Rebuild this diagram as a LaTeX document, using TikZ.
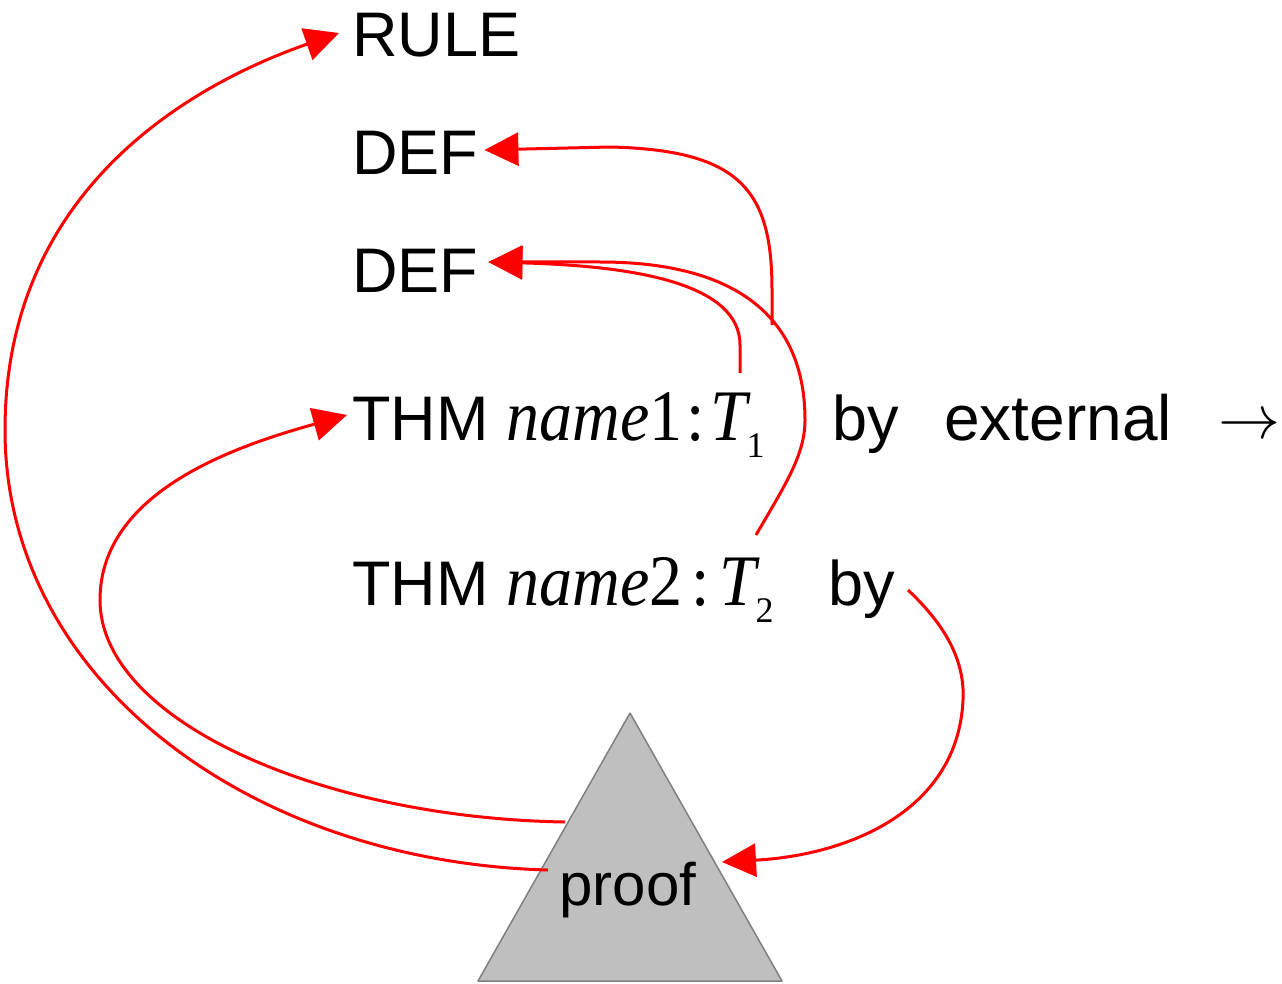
\documentclass[tikz,border=0pt]{standalone}
\usepackage{fontspec}
\usepackage{graphicx}
\setmainfont{Liberation Sans}
\newfontfamily\tmsfont{Liberation Serif}
\usetikzlibrary{arrows.meta}
\definecolor{trifill}{HTML}{BFBFBF}
\definecolor{triline}{HTML}{808080}
\begin{document}
\begin{tikzpicture}[x=1pt,y=-1pt,
  lbl/.style={anchor=base west, inner sep=0pt, font=\fontsize{63}{70}\selectfont},
  link/.style={draw=red, line width=3pt},
  tipped/.style={link, -{Triangle[length=34pt,width=33pt]}}]
\useasboundingbox (0,0) rectangle (1282,984);
% proof triangle
\draw[fill=trifill, draw=triline, line width=1.5pt, line join=round]
  (630,713) -- (782,981) -- (478,981) -- cycle;
\node[anchor=base, inner sep=0pt, font=\fontsize{60}{66}\selectfont] (proof) at (628,905) {proof};
\coordinate (prfA) at (548,870);
\coordinate (prfB) at (565,822);
\coordinate (prfR) at (722,862);
% labels
\node[lbl] (rule) at (352,57) {RULE};
\node[lbl] (def1) at (352,175) {DEF};
\node[lbl] (def2) at (352,293) {DEF};
\node[lbl] (thm1) at (352,440) {THM\hspace{18pt}{\tmsfont\fontsize{66}{70}\selectfont\scalebox{1}[1.1]{\itshape name}\scalebox{1}[1.1]{1}\hspace{4pt}\scalebox{1}[1.1]{:}\hspace{6pt}\scalebox{1}[1.1]{\itshape T}\hspace{-1pt}\raisebox{-17pt}{\fontsize{36}{40}\selectfont 1}}};
\node[lbl] (by1) at (832,440) {by};
\node[lbl, font=\fontsize{64}{70}\selectfont] (ext) at (944,440) {external};
\node[lbl, font=\fontsize{10}{12}\selectfont] (arr) at (1218,438) {\scalebox{6.2}{$\rightarrow$}};
\node[lbl] (thm2) at (352,605) {THM\hspace{18pt}{\tmsfont\fontsize{66}{70}\selectfont\scalebox{1}[1.1]{\itshape name}\scalebox{1}[1.1]{2}\hspace{9pt}\scalebox{1}[1.1]{:}\hspace{10pt}\scalebox{1}[1.1]{\itshape T}\hspace{-1pt}\raisebox{-17pt}{\fontsize{36}{40}\selectfont 2}}};
\node[lbl] (by2) at (828,605) {by};
% connector start points
\coordinate (tOne) at (740,373);
\coordinate (tTwo) at (756,535);
\coordinate (dSrc) at (772,325);
\coordinate (bySrc) at (908,590);
% connectors
\draw[tipped] (prfA) .. controls (250,862) and (5,680) .. (5,430)
  .. controls (5,190) and (190,85) .. ([xshift=-13pt,yshift=24pt]rule.base west);
\draw[tipped] (prfB) .. controls (320,818) and (100,720) .. (100,600)
  .. controls (100,490) and (240,445) .. ([xshift=-5pt,yshift=25pt]thm1.base west);
\draw[tipped] (tOne) -- (740,345) .. controls (740,285) and (640,266) .. ([xshift=10pt,yshift=31pt]def2.base east);
\draw[tipped] (tTwo) .. controls (785,485) and (805,455) .. (805,420)
  .. controls (805,320) and (740,262) .. (600,262) -- ([xshift=10pt,yshift=31pt]def2.base east);
\draw[tipped] (dSrc) -- (772,290) .. controls (772,190) and (740,150) .. (610,147) -- ([xshift=6pt,yshift=25pt]def1.base east);
\draw[tipped] (bySrc) .. controls (945,625) and (965,660) .. (963,700)
  .. controls (958,810) and (850,855) .. (prfR);
\end{tikzpicture}
\end{document}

____________

#### To do
Every line of text is to be repeated exactly; pictures are left out.

#### Answer to the exercise
Rebuild this diagram as a LaTeX document, using TikZ.
\documentclass[tikz,border=0pt]{standalone}
\usepackage{fontspec}
\usepackage{graphicx}
\setmainfont{Liberation Sans}
\newfontfamily\tmsfont{Liberation Serif}
\usetikzlibrary{arrows.meta}
\definecolor{trifill}{HTML}{BFBFBF}
\definecolor{triline}{HTML}{808080}
\begin{document}
\begin{tikzpicture}[x=1pt,y=-1pt,
  lbl/.style={anchor=base west, inner sep=0pt, font=\fontsize{63}{70}\selectfont},
  link/.style={draw=red, line width=3pt},
  tipped/.style={link, -{Triangle[length=34pt,width=33pt]}}]
\useasboundingbox (0,0) rectangle (1282,984);
% proof triangle
\draw[fill=trifill, draw=triline, line width=1.5pt, line join=round]
  (630,713) -- (782,981) -- (478,981) -- cycle;
\node[anchor=base, inner sep=0pt, font=\fontsize{60}{66}\selectfont] (proof) at (628,905) {proof};
\coordinate (prfA) at (548,870);
\coordinate (prfB) at (565,822);
\coordinate (prfR) at (722,862);
% labels
\node[lbl] (rule) at (352,57) {RULE};
\node[lbl] (def1) at (352,175) {DEF};
\node[lbl] (def2) at (352,293) {DEF};
\node[lbl] (thm1) at (352,440) {THM\hspace{18pt}{\tmsfont\fontsize{66}{70}\selectfont\scalebox{1}[1.1]{\itshape name}\scalebox{1}[1.1]{1}\hspace{4pt}\scalebox{1}[1.1]{:}\hspace{6pt}\scalebox{1}[1.1]{\itshape T}\hspace{-1pt}\raisebox{-17pt}{\fontsize{36}{40}\selectfont 1}}};
\node[lbl] (by1) at (832,440) {by};
\node[lbl, font=\fontsize{64}{70}\selectfont] (ext) at (944,440) {external};
\node[lbl, font=\fontsize{10}{12}\selectfont] (arr) at (1218,438) {\scalebox{6.2}{$\rightarrow$}};
\node[lbl] (thm2) at (352,605) {THM\hspace{18pt}{\tmsfont\fontsize{66}{70}\selectfont\scalebox{1}[1.1]{\itshape name}\scalebox{1}[1.1]{2}\hspace{9pt}\scalebox{1}[1.1]{:}\hspace{10pt}\scalebox{1}[1.1]{\itshape T}\hspace{-1pt}\raisebox{-17pt}{\fontsize{36}{40}\selectfont 2}}};
\node[lbl] (by2) at (828,605) {by};
% connector start points
\coordinate (tOne) at (740,373);
\coordinate (tTwo) at (756,535);
\coordinate (dSrc) at (772,325);
\coordinate (bySrc) at (908,590);
% connectors
\draw[tipped] (prfA) .. controls (250,862) and (5,680) .. (5,430)
  .. controls (5,190) and (190,85) .. ([xshift=-13pt,yshift=24pt]rule.base west);
\draw[tipped] (prfB) .. controls (320,818) and (100,720) .. (100,600)
  .. controls (100,490) and (240,445) .. ([xshift=-5pt,yshift=25pt]thm1.base west);
\draw[tipped] (tOne) -- (740,345) .. controls (740,285) and (640,266) .. ([xshift=10pt,yshift=31pt]def2.base east);
\draw[tipped] (tTwo) .. controls (785,485) and (805,455) .. (805,420)
  .. controls (805,320) and (740,262) .. (600,262) -- ([xshift=10pt,yshift=31pt]def2.base east);
\draw[tipped] (dSrc) -- (772,290) .. controls (772,190) and (740,150) .. (610,147) -- ([xshift=6pt,yshift=25pt]def1.base east);
\draw[tipped] (bySrc) .. controls (945,625) and (965,660) .. (963,700)
  .. controls (958,810) and (850,855) .. (prfR);
\end{tikzpicture}
\end{document}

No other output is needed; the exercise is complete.